When he spent money I thought we did not have, I wish I had remained quiet and trusted God. I wish I had shown continued confidence in him, regardless of his decisions.
When he wanted me to do something, and I did not want to do it, I wish I had cheerfully complied instead of making him sorry he asked. Hardheadedness is not a trait to endear any woman to a man.
When he needed a woman to believe in him, admire him, approve of him, accept him, regardless of his failures, I wish now that I had been the one to give him those things.
When I thought keeping his faults before him— just small things he did and said— and keeping myself a little standoffish in my approval of him, was the only way he would change, I wish someone would of taken me aside and told me how badly mistaken I was to think that it was my place to apply and keep the pressure on.
When he were in the company of family and friends, I wish I had not taken on a martyred air when he left to go off and do something on his own.
When he did not know how to show love, and I felt a void emtionally, I wish I had borne all things and hoped all things, and loved him unconditionally, instead of giving up inside and turning to friends and family for my emotional support and needs. I never saw the need to endear myself to him. I took for granted that he would fulfill the husband’s moral obligation to love me. I wish I had gone to “God’s Beauty School” for the whole woman.

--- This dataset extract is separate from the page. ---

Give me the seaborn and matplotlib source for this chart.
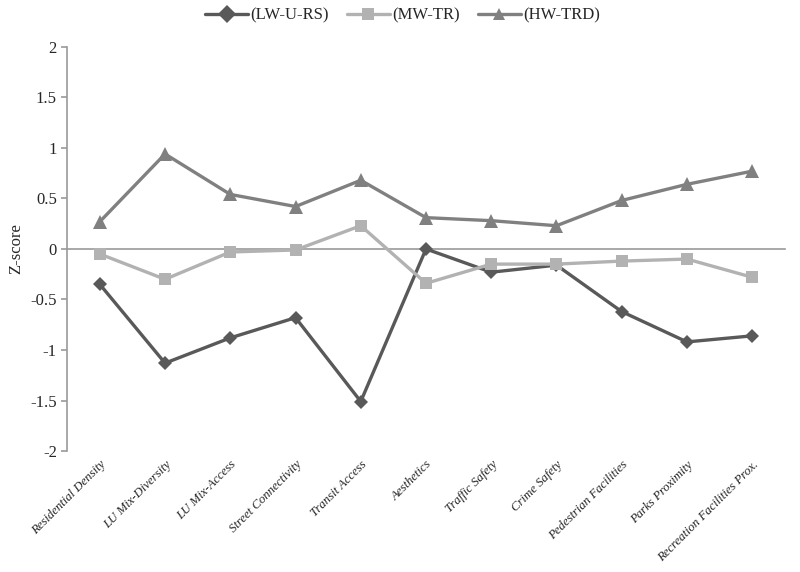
import pandas as pd
import matplotlib.pyplot as plt
import seaborn as sns

categories = ['Residential Density', 'LU Mix-Diversity', 'LU Mix-Access', 'Street Connectivity',
              'Transit Access', 'Aesthetics', 'Traffic Safety', 'Crime Safety',
              'Pedestrian Facilities', 'Parks Proximity', 'Recreation Facilities Prox.']
lw_u_rs = [-0.35, -1.13, -0.88, -0.68, -1.51, 0.00, -0.23, -0.16, -0.62, -0.92, -0.86]
mw_tr = [-0.05, -0.30, -0.03, -0.01, 0.23, -0.34, -0.15, -0.15, -0.12, -0.10, -0.28]
hw_trd = [0.27, 0.94, 0.54, 0.42, 0.68, 0.31, 0.28, 0.23, 0.48, 0.64, 0.77]
series_names = ['(LW-U-RS)', '(MW-TR)', '(HW-TRD)']
yticks = [-2, -1.5, -1, -0.5, 0, 0.5, 1, 1.5, 2]
ytick_labels = ['-2', '-1.5', '-1', '-0.5', '0', '0.5', '1', '1.5', '2']

rows = []
for name, vals in zip(series_names, [lw_u_rs, mw_tr, hw_trd]):
    for i, (c, v) in enumerate(zip(categories, vals)):
        rows.append({'pos': i, 'Kategori': c, 'Z-score': v, 'Gruppe': name})
df = pd.DataFrame(rows)

sns.set_style('white')
plt.rcParams['font.family'] = ['Liberation Serif', 'DejaVu Serif']

farver = {'(LW-U-RS)': '#595959', '(MW-TR)': '#b2b2b2', '(HW-TRD)': '#808080'}
markorer = {'(LW-U-RS)': 'D', '(MW-TR)': 's', '(HW-TRD)': '^'}
storrelser = {'(LW-U-RS)': 7.5, '(MW-TR)': 9, '(HW-TRD)': 9.5}

fig = plt.figure(figsize=(8, 5.72), dpi=100)
ax = fig.add_axes([0.084, 0.2115, 0.897, 0.7065])

sns.lineplot(data=df, x='pos', y='Z-score', hue='Gruppe', style='Gruppe',
             palette=farver, markers=markorer, dashes=False, sort=False,
             linewidth=2.4, markersize=9, markeredgewidth=0, ax=ax)
for line, name in zip(ax.lines, series_names):
    line.set_markersize(storrelser[name])

ax.set_xlim(-0.5, len(categories) - 0.5)
ax.set_ylim(-2, 2)
ax.set_yticks(yticks)
ax.set_yticklabels(ytick_labels, fontsize=12)
ax.set_ylabel('Z-score', fontsize=12, labelpad=4)
ax.set_xlabel('')

ax.spines['top'].set_visible(False)
ax.spines['right'].set_visible(False)
ax.spines['bottom'].set_position(('data', 0))
ax.spines['bottom'].set_zorder(0)
for s in ['left', 'bottom']:
    ax.spines[s].set_color('#9a9a9a')
    ax.spines[s].set_linewidth(1.2)

ax.set_xticks(range(len(categories)))
ax.set_xticklabels(categories, rotation=45, ha='right', rotation_mode='anchor',
                   fontsize=9.2, style='italic')
ax.set_xticks([i - 0.5 for i in range(len(categories) + 1)], minor=True)
ax.tick_params(axis='x', which='major', length=0, pad=151)
ax.tick_params(axis='x', which='minor', length=4, direction='out', color='#9a9a9a', width=1.2)
ax.tick_params(axis='y', length=4, direction='out', color='#9a9a9a', width=1.2, left=True)

sns.move_legend(ax, 'center', bbox_to_anchor=(0.467, 1.077), ncol=3, frameon=False,
                title=None, fontsize=12, handlelength=2.6, columnspacing=1.1, handletextpad=0.1)

plt.savefig('out.png', dpi=100)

I wish someone would of told me . .
Lord, I am not quite sure who will read this today. Maybe you wanted me to post this just as a reminder to myself, if that is the case - OK! I reread it and heard her pain. Lord, I pray right now for the wife or one who this may be meant for, Lord, may she see YOU and follow YOUR lead in helping her marriage get back onto the right track, under YOU. Lord, I Love you and thank you our miracle. Amen.